Sono già alcuni mesi che se ne parla. Cba ha tirato le cinghia dell'equity per massimizzare il ppp (profit per partner) dello "zoccolo duro" dello studio. Ma qual è l'identikit del partner ideale Cba?
Fonti interne rivelano che l'optimum vorrebbe soci con un fatturato di 1 milione di euro l'anno e una marginalità del 60 per cento. Vale a dire professionisti in grado di fare entrare in cassa 600mila euro l'anno, al netto dei costi di struttura. Se questo è l'optimum, l'asticella "sine qua non" si abbassa a 800mila euro, con una marginalità del 50 per cento. Con meno di 400mila euro, quindi, è escluso l'accesso alla partnership.
Certo, il fatturato da solo non basta. A fare la differenza sono anche la tipologia delle operazioni trattate e il portafoglio clienti. Grandi deal e clienti in grado di pagare parcelle orarie da 300-400 euro sono gli altri requisiti richiesti da Cba per accedere all'equity. Requisiti indispensabili, tanto da prevalere in molti casi anche sul volume degli introiti.
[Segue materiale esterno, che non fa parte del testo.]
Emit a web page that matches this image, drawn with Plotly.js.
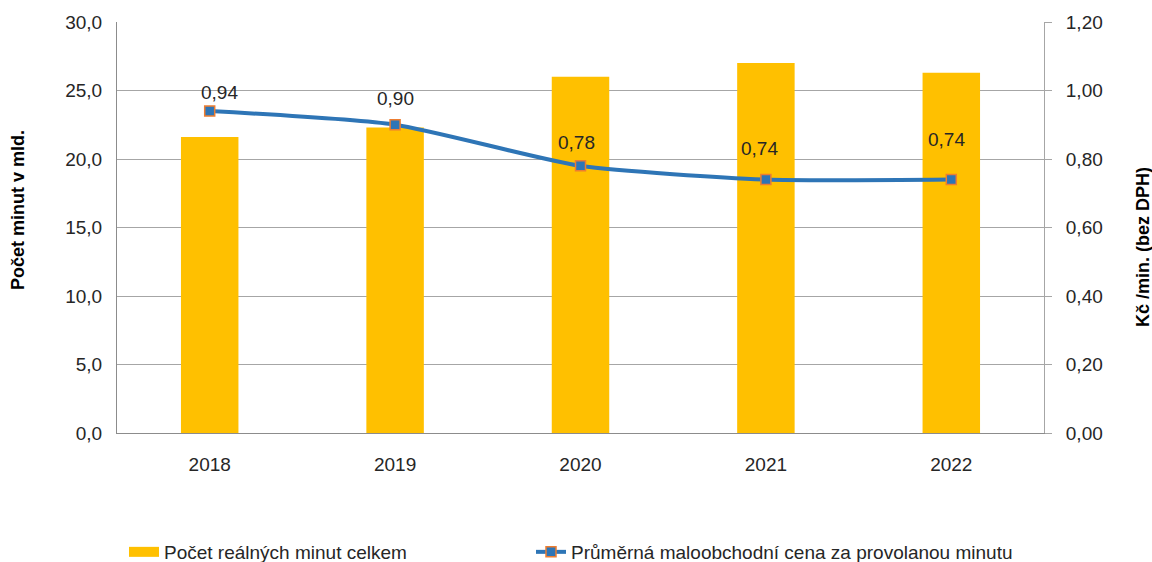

Se questi sono i paletti posti dall'insegna negli ultimi mesi, non tutti i soci hanno dimostrato di condividere la strada intrapresa. A loro due scelte: ridefinire lo status, uscendo dall'equity e collaborando con lo studio come of counsel, o lasciare l'insegna. Se tanti hanno già percorso quest'ultima via, due professionisti starebbero valutando di accettare il compromesso. Ad attenderli, in tal caso, un periodo di 6 mesi da of counsel per raggiungere gli obiettivi prefissati. Periodo in cui la de-equitization non sarebbe, però, resa pubblica. A gennaio, il momento decisivo per ufficializzare il nuovo status o riaccedere all'equity.